**Aim**
Write out the material exactly, with the pictures left out.

· · · · · · ·

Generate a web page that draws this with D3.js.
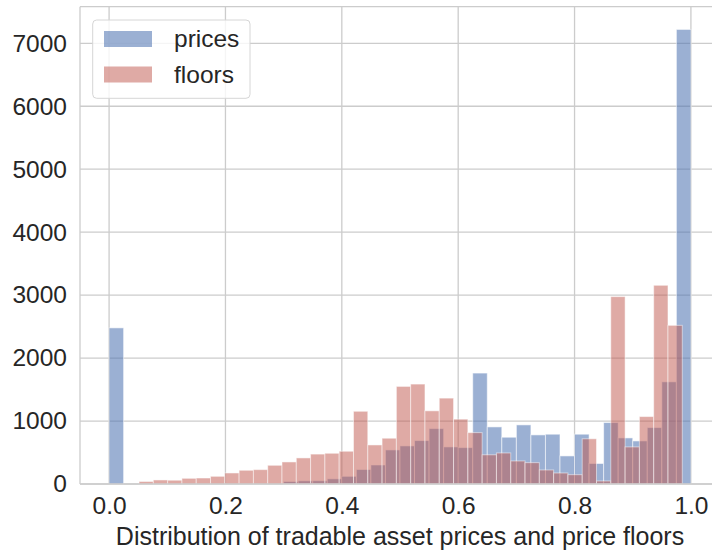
<!DOCTYPE html>
<html>
<head>
<meta charset="utf-8">
<script src="https://cdn.jsdelivr.net/npm/d3@7"></script>
<style>
  html, body { margin: 0; padding: 0; background: #ffffff; }
  svg { display: block; }
  text { font-family: "Liberation Sans", Arial, sans-serif; fill: #262626; }
</style>
</head>
<body>
<svg id="chart" width="712" height="551"></svg>
<script>
// ---- data ----
const seriesNames = ["prices", "floors"];
const xTicks = [0.0, 0.2, 0.4, 0.6, 0.8, 1.0];
const xTickLabels = ["0.0", "0.2", "0.4", "0.6", "0.8", "1.0"];
const yTicks = [0, 1000, 2000, 3000, 4000, 5000, 6000, 7000];
const yTickLabels = ["0", "1000", "2000", "3000", "4000", "5000", "6000", "7000"];
const xLabel = "Distribution of tradable asset prices and price floors";

// prices histogram: 40 bins over [0, 1]
const priceBinStart = 0.0;
const priceBinWidth = 0.025;
const priceCounts = [
  2480, 0, 0, 0, 0, 0, 0, 0, 0, 0,
  0, 0, 40, 50, 52, 82, 122, 230, 302, 541,
  605, 690, 880, 589, 578, 1762, 907, 743, 939, 780,
  791, 446, 791, 326, 976, 732, 684, 896, 1623, 7220
];

// floors histogram: 38 bins
const floorBinStart = 0.0515;
const floorBinWidth = 0.02457;
const floorCounts = [
  40, 64, 60, 90, 95, 122, 175, 218, 228, 297,
  350, 414, 475, 488, 520, 1155, 620, 727, 1550, 1587,
  1162, 1364, 1030, 816, 464, 493, 366, 339, 223, 175,
  148, 718, 48, 2976, 589, 1071, 3156, 2520
];

// ---- layout ----
const svg = d3.select("#chart");
const plotLeft = 80, plotRight = 720, plotTop = 6.7, plotBottom = 484;
const x = d3.scaleLinear().domain([-0.05, 1.05]).range([plotLeft, plotRight]);
const yMax = d3.max(priceCounts.concat(floorCounts)) * 1.05;
const y = d3.scaleLinear().domain([0, yMax]).range([plotBottom, plotTop]);

const gridColor = "#cccccc";

// grid
const g = svg.append("g");
g.append("g").selectAll("line").data(yTicks).join("line")
  .attr("x1", plotLeft).attr("x2", plotRight)
  .attr("y1", d => y(d)).attr("y2", d => y(d))
  .attr("stroke", gridColor).attr("stroke-width", 1.3);
g.append("g").selectAll("line").data(xTicks).join("line")
  .attr("x1", d => x(d)).attr("x2", d => x(d))
  .attr("y1", plotTop).attr("y2", plotBottom)
  .attr("stroke", gridColor).attr("stroke-width", 1.3);

// bars
function binsOf(start, width, counts) {
  return counts.map((c, i) => ({ x0: start + i * width, x1: start + (i + 1) * width, v: c }));
}
const priceBins = binsOf(priceBinStart, priceBinWidth, priceCounts).filter(d => d.v > 0);
const floorBins = binsOf(floorBinStart, floorBinWidth, floorCounts).filter(d => d.v > 0);

const blue = "#4c72b0", red = "#c0564b";
const blueAlpha = 0.56, redAlpha = 0.5;

g.append("g").selectAll("rect").data(priceBins).join("rect")
  .attr("x", d => x(d.x0)).attr("width", d => x(d.x1) - x(d.x0))
  .attr("y", d => y(d.v)).attr("height", d => y(0) - y(d.v))
  .attr("fill", blue).attr("fill-opacity", blueAlpha)
  .attr("stroke", "#ffffff").attr("stroke-width", 1).attr("stroke-opacity", blueAlpha);

g.append("g").selectAll("rect").data(floorBins).join("rect")
  .attr("x", d => x(d.x0)).attr("width", d => x(d.x1) - x(d.x0))
  .attr("y", d => y(d.v)).attr("height", d => y(0) - y(d.v))
  .attr("fill", red).attr("fill-opacity", redAlpha)
  .attr("stroke", "#ffffff").attr("stroke-width", 1).attr("stroke-opacity", redAlpha);

// spines
svg.append("line").attr("x1", plotLeft).attr("x2", plotLeft).attr("y1", plotTop).attr("y2", plotBottom)
  .attr("stroke", gridColor).attr("stroke-width", 1.3);
svg.append("line").attr("x1", plotLeft).attr("x2", plotRight).attr("y1", plotTop).attr("y2", plotTop)
  .attr("stroke", gridColor).attr("stroke-width", 1.3);
svg.append("line").attr("x1", plotLeft).attr("x2", plotRight).attr("y1", plotBottom).attr("y2", plotBottom)
  .attr("stroke", gridColor).attr("stroke-width", 1.6);

// axes (labels via d3 axes, domain/tick lines hidden)
const xAxis = d3.axisBottom(x).tickValues(xTicks).tickFormat((d, i) => xTickLabels[i]).tickSize(0).tickPadding(13);
const xg = svg.append("g").attr("transform", `translate(0,${plotBottom})`).call(xAxis);
xg.select(".domain").remove();
xg.selectAll("text").style("font-size", "24.5px").style("font-family", "Liberation Sans, Arial, sans-serif").attr("fill", "#262626");

const yAxis = d3.axisLeft(y).tickValues(yTicks).tickFormat((d, i) => yTickLabels[i]).tickSize(0).tickPadding(13);
const yg = svg.append("g").attr("transform", `translate(${plotLeft},0)`).call(yAxis);
yg.select(".domain").remove();
yg.selectAll("text").style("font-size", "24.5px").style("font-family", "Liberation Sans, Arial, sans-serif").attr("fill", "#262626");

// x label
svg.append("text").attr("x", 400).attr("y", 545)
  .attr("text-anchor", "middle").style("font-size", "25px").text(xLabel);

// legend
const lg = svg.append("g");
lg.append("rect").attr("x", 92.7).attr("y", 20).attr("width", 157.3).attr("height", 78.3)
  .attr("rx", 4).attr("fill", "#ffffff").attr("fill-opacity", 0.8)
  .attr("stroke", "#d6d6d6").attr("stroke-width", 1);
const legendItems = [
  { name: seriesNames[0], color: blue, alpha: blueAlpha, cy: 39 },
  { name: seriesNames[1], color: red, alpha: redAlpha, cy: 74.5 }
];
legendItems.forEach(it => {
  lg.append("rect").attr("x", 104).attr("y", it.cy - 8).attr("width", 48).attr("height", 16)
    .attr("fill", it.color).attr("fill-opacity", it.alpha);
  lg.append("text").attr("x", 174).attr("y", it.cy + 8).style("font-size", "24.5px").text(it.name);
});
</script>
</body>
</html>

· · · · · · ·

**The answer**
Generate a web page that draws this with D3.js.
<!DOCTYPE html>
<html>
<head>
<meta charset="utf-8">
<script src="https://cdn.jsdelivr.net/npm/d3@7"></script>
<style>
  html, body { margin: 0; padding: 0; background: #ffffff; }
  svg { display: block; }
  text { font-family: "Liberation Sans", Arial, sans-serif; fill: #262626; }
</style>
</head>
<body>
<svg id="chart" width="712" height="551"></svg>
<script>
// ---- data ----
const seriesNames = ["prices", "floors"];
const xTicks = [0.0, 0.2, 0.4, 0.6, 0.8, 1.0];
const xTickLabels = ["0.0", "0.2", "0.4", "0.6", "0.8", "1.0"];
const yTicks = [0, 1000, 2000, 3000, 4000, 5000, 6000, 7000];
const yTickLabels = ["0", "1000", "2000", "3000", "4000", "5000", "6000", "7000"];
const xLabel = "Distribution of tradable asset prices and price floors";

// prices histogram: 40 bins over [0, 1]
const priceBinStart = 0.0;
const priceBinWidth = 0.025;
const priceCounts = [
  2480, 0, 0, 0, 0, 0, 0, 0, 0, 0,
  0, 0, 40, 50, 52, 82, 122, 230, 302, 541,
  605, 690, 880, 589, 578, 1762, 907, 743, 939, 780,
  791, 446, 791, 326, 976, 732, 684, 896, 1623, 7220
];

// floors histogram: 38 bins
const floorBinStart = 0.0515;
const floorBinWidth = 0.02457;
const floorCounts = [
  40, 64, 60, 90, 95, 122, 175, 218, 228, 297,
  350, 414, 475, 488, 520, 1155, 620, 727, 1550, 1587,
  1162, 1364, 1030, 816, 464, 493, 366, 339, 223, 175,
  148, 718, 48, 2976, 589, 1071, 3156, 2520
];

// ---- layout ----
const svg = d3.select("#chart");
const plotLeft = 80, plotRight = 720, plotTop = 6.7, plotBottom = 484;
const x = d3.scaleLinear().domain([-0.05, 1.05]).range([plotLeft, plotRight]);
const yMax = d3.max(priceCounts.concat(floorCounts)) * 1.05;
const y = d3.scaleLinear().domain([0, yMax]).range([plotBottom, plotTop]);

const gridColor = "#cccccc";

// grid
const g = svg.append("g");
g.append("g").selectAll("line").data(yTicks).join("line")
  .attr("x1", plotLeft).attr("x2", plotRight)
  .attr("y1", d => y(d)).attr("y2", d => y(d))
  .attr("stroke", gridColor).attr("stroke-width", 1.3);
g.append("g").selectAll("line").data(xTicks).join("line")
  .attr("x1", d => x(d)).attr("x2", d => x(d))
  .attr("y1", plotTop).attr("y2", plotBottom)
  .attr("stroke", gridColor).attr("stroke-width", 1.3);

// bars
function binsOf(start, width, counts) {
  return counts.map((c, i) => ({ x0: start + i * width, x1: start + (i + 1) * width, v: c }));
}
const priceBins = binsOf(priceBinStart, priceBinWidth, priceCounts).filter(d => d.v > 0);
const floorBins = binsOf(floorBinStart, floorBinWidth, floorCounts).filter(d => d.v > 0);

const blue = "#4c72b0", red = "#c0564b";
const blueAlpha = 0.56, redAlpha = 0.5;

g.append("g").selectAll("rect").data(priceBins).join("rect")
  .attr("x", d => x(d.x0)).attr("width", d => x(d.x1) - x(d.x0))
  .attr("y", d => y(d.v)).attr("height", d => y(0) - y(d.v))
  .attr("fill", blue).attr("fill-opacity", blueAlpha)
  .attr("stroke", "#ffffff").attr("stroke-width", 1).attr("stroke-opacity", blueAlpha);

g.append("g").selectAll("rect").data(floorBins).join("rect")
  .attr("x", d => x(d.x0)).attr("width", d => x(d.x1) - x(d.x0))
  .attr("y", d => y(d.v)).attr("height", d => y(0) - y(d.v))
  .attr("fill", red).attr("fill-opacity", redAlpha)
  .attr("stroke", "#ffffff").attr("stroke-width", 1).attr("stroke-opacity", redAlpha);

// spines
svg.append("line").attr("x1", plotLeft).attr("x2", plotLeft).attr("y1", plotTop).attr("y2", plotBottom)
  .attr("stroke", gridColor).attr("stroke-width", 1.3);
svg.append("line").attr("x1", plotLeft).attr("x2", plotRight).attr("y1", plotTop).attr("y2", plotTop)
  .attr("stroke", gridColor).attr("stroke-width", 1.3);
svg.append("line").attr("x1", plotLeft).attr("x2", plotRight).attr("y1", plotBottom).attr("y2", plotBottom)
  .attr("stroke", gridColor).attr("stroke-width", 1.6);

// axes (labels via d3 axes, domain/tick lines hidden)
const xAxis = d3.axisBottom(x).tickValues(xTicks).tickFormat((d, i) => xTickLabels[i]).tickSize(0).tickPadding(13);
const xg = svg.append("g").attr("transform", `translate(0,${plotBottom})`).call(xAxis);
xg.select(".domain").remove();
xg.selectAll("text").style("font-size", "24.5px").style("font-family", "Liberation Sans, Arial, sans-serif").attr("fill", "#262626");

const yAxis = d3.axisLeft(y).tickValues(yTicks).tickFormat((d, i) => yTickLabels[i]).tickSize(0).tickPadding(13);
const yg = svg.append("g").attr("transform", `translate(${plotLeft},0)`).call(yAxis);
yg.select(".domain").remove();
yg.selectAll("text").style("font-size", "24.5px").style("font-family", "Liberation Sans, Arial, sans-serif").attr("fill", "#262626");

// x label
svg.append("text").attr("x", 400).attr("y", 545)
  .attr("text-anchor", "middle").style("font-size", "25px").text(xLabel);

// legend
const lg = svg.append("g");
lg.append("rect").attr("x", 92.7).attr("y", 20).attr("width", 157.3).attr("height", 78.3)
  .attr("rx", 4).attr("fill", "#ffffff").attr("fill-opacity", 0.8)
  .attr("stroke", "#d6d6d6").attr("stroke-width", 1);
const legendItems = [
  { name: seriesNames[0], color: blue, alpha: blueAlpha, cy: 39 },
  { name: seriesNames[1], color: red, alpha: redAlpha, cy: 74.5 }
];
legendItems.forEach(it => {
  lg.append("rect").attr("x", 104).attr("y", it.cy - 8).attr("width", 48).attr("height", 16)
    .attr("fill", it.color).attr("fill-opacity", it.alpha);
  lg.append("text").attr("x", 174).attr("y", it.cy + 8).style("font-size", "24.5px").text(it.name);
});
</script>
</body>
</html>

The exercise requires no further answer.